CNAP: Putting Verified Names to Phone Numbers

In response to rising fraud, telecom operators are introducing Caller Name Presentation (CNAP), a system that displays the registered name of the caller on the recipient’s screen.

Reliance Jio has taken the lead by rolling out CNAP across multiple regions. Unlike third-party caller ID apps that rely on crowdsourced labels, CNAP uses subscriber information collected during SIM registration, which is verified against official identity documents.

Supporters say this adds a layer of accountability to phone calls, making it harder for scammers to hide behind anonymous numbers and easier for users to decide whether to answer a call.


Nationwide Push to Standardise Caller Identity

The Telecom Regulatory Authority of India (TRAI) has directed all major operators to implement CNAP, aiming to make it a national standard rather than a fragmented, operator-specific feature.

Current rollout status includes:

  • Reliance Jio: Live in several regions, including West Bengal, Kerala, Bihar, Rajasthan, Odisha, and parts of northern and southern India
  • Airtel: Active in select circles such as West Bengal, Gujarat, and Madhya Pradesh
  • Vodafone-Idea (Vi): Limited rollout in Maharashtra, with pilot testing in Tamil Nadu
  • BSNL: CNAP remains in trial phases

Industry sources note that deployment is technically demanding, requiring upgrades to legacy switching systems and seamless coordination across competing networks.

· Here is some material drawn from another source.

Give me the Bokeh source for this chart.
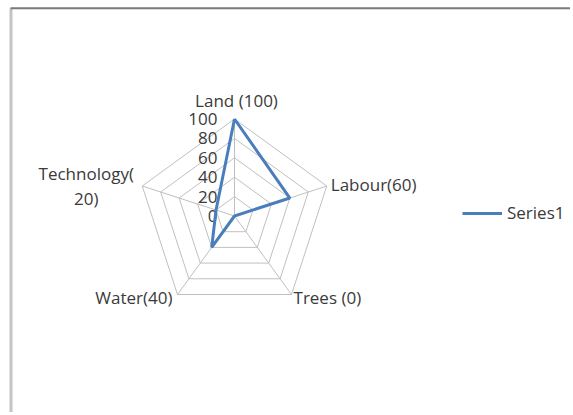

Balancing Fraud Prevention and Privacy

While CNAP is positioned as an anti-scam measure, it has also revived concerns over privacy, data accuracy, and potential misuse of subscriber information. Experts caution that verified caller names are only as reliable as the data behind them, and determined criminals may still obtain SIM cards using false or proxy identities.

Regulators acknowledge these risks, emphasizing that CNAP is meant to complement—not replace—other safeguards such as spam call filtering, bulk caller identification, and stricter telemarketing regulations.


A Changing Reality for Phone Calls

The rise of silent calls alongside verified caller identity reflects a broader shift: phone calls are no longer inherently trustworthy. Fraudsters exploit anonymity and human reflexes, while authorities respond with transparency and traceability.

For consumers, the guidance remains cautious. Silent calls should be treated as red flags, and displayed caller names should be viewed as helpful indicators, not guarantees. In a country handling billions of calls daily, even incremental changes in how calls are identified and answered could significantly reduce exposure to scams.